Après trois jours de silence radio, les partis de la majorité gouvernementale — le Rassemblement national des indépendants, le Parti authenticité et modernité et le Parti Istiqlal — se sont réunis le mardi 30 septembre 2025 à Rabat, sous la présidence du chef du gouvernement Aziz Akhannouch. Ensemble, ils ont affirmé comprendre la colère de la jeunesse, et être disponibles à y répondre par le dialogue et la discussion, dans le cadre des institutions prévues à cet effet. La majorité gouvernementale a également reconnu le retard chronique dont souffre le secteur de la santé, tout en soulignant que sa réforme est un chantier colossal qui nécessite du temps. Dans sa brève déclaration du jeudi 2 octobre 2025, le Premier ministre Aziz Akhannouch a néanmoins mis en garde contre les actes de « violence et de vandalisme » observés dans certaines villes, évoquant une « escalade dangereuse portant atteinte à la sécurité et à l'ordre public ». Mais aucune mesure concrète n'a été prise.
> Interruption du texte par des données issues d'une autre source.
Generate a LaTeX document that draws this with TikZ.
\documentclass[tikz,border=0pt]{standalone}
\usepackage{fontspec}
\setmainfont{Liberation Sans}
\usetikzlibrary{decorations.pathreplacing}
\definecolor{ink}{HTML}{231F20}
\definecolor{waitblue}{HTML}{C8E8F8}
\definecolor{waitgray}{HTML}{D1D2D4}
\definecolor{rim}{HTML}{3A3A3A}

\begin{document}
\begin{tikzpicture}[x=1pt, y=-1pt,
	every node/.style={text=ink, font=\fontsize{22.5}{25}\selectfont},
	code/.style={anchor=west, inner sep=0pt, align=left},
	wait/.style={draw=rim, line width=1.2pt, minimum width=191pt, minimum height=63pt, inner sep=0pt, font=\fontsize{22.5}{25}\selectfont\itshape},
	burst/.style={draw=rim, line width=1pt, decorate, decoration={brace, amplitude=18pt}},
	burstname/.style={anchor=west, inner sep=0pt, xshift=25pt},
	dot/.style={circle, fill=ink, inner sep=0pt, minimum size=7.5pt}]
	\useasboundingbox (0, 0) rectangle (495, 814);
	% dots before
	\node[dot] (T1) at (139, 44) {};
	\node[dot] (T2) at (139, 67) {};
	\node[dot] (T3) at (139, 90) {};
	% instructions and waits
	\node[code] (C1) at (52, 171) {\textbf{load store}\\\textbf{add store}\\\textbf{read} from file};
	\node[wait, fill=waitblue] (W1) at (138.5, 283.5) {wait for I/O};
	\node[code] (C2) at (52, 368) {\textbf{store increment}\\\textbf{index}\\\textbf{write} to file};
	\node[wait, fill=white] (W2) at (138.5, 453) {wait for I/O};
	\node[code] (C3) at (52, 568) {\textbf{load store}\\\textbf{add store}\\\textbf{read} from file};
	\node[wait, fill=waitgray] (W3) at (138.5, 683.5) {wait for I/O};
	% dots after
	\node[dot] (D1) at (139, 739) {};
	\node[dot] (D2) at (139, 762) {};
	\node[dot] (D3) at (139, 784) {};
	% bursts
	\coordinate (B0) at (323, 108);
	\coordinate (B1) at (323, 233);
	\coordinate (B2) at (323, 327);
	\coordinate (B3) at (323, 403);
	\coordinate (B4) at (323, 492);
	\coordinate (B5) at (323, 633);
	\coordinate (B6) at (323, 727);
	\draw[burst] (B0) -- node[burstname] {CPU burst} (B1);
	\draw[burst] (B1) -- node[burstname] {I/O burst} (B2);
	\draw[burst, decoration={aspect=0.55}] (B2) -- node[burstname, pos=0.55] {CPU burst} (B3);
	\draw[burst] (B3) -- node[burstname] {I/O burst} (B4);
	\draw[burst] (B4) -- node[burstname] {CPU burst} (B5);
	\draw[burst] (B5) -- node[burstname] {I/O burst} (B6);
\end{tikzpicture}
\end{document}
Pour Khalid Al-Bakkari, professeur universitaire au Centre Régional des Métiers de l'Éducation et de la Formation de Casablanca (CRMEF) et militant des droits humains :
Comme ses prédécesseurs, le gouvernement actuel a renoncé à nombre de ses prérogatives constitutionnelles. Il en est venu à considérer la gestion des manifestations et des crises majeures — notamment celles liées aux catastrophes naturelles — comme relevant de la compétence de l'État et non de la sienne, c'est-à-dire de celle du Makhzen3. C'est pour cela que le gouvernement reste passif. Le chef du gouvernement n'a ni communiqué avec les citoyens ni tenu de réunion avec le ministre de l'intérieur.
Le mouvement GenZ 212 a finalement choisi d'adresser ses revendications directement au roi, ignorant les appels au dialogue du gouvernement. Ses demandes sont claires : la démission du gouvernement d'Aziz Akhannouch, la poursuite des personnes impliquées dans des affaires de corruption et la libération des personnes arrêtées lors des manifestations. Désormais, tous les regards se tournent vers le roi Mohammed VI, dont le discours, à l'occasion de l'ouverture de l'année législative, le vendredi 10 octobre 2025, est extrêmement attendu.
1NDT. Nom donné aux personnes nées entre 1997 et 2012. Il s'agit de la première génération qui a grandi avec Internet.
2NDLR. Groupe de défense des droits humains créé en 2022 et proche de l'organisation islamique Al-Adl wal-Ihsane (Justice et bienfaisance) fondée par le cheikh Abdessalam Yassine.
3Mot qui désigne les institutions régaliennes de l'État marocain : le palais, le ministère de l'intérieur, les services de sécurité, l'armée et les renseignements.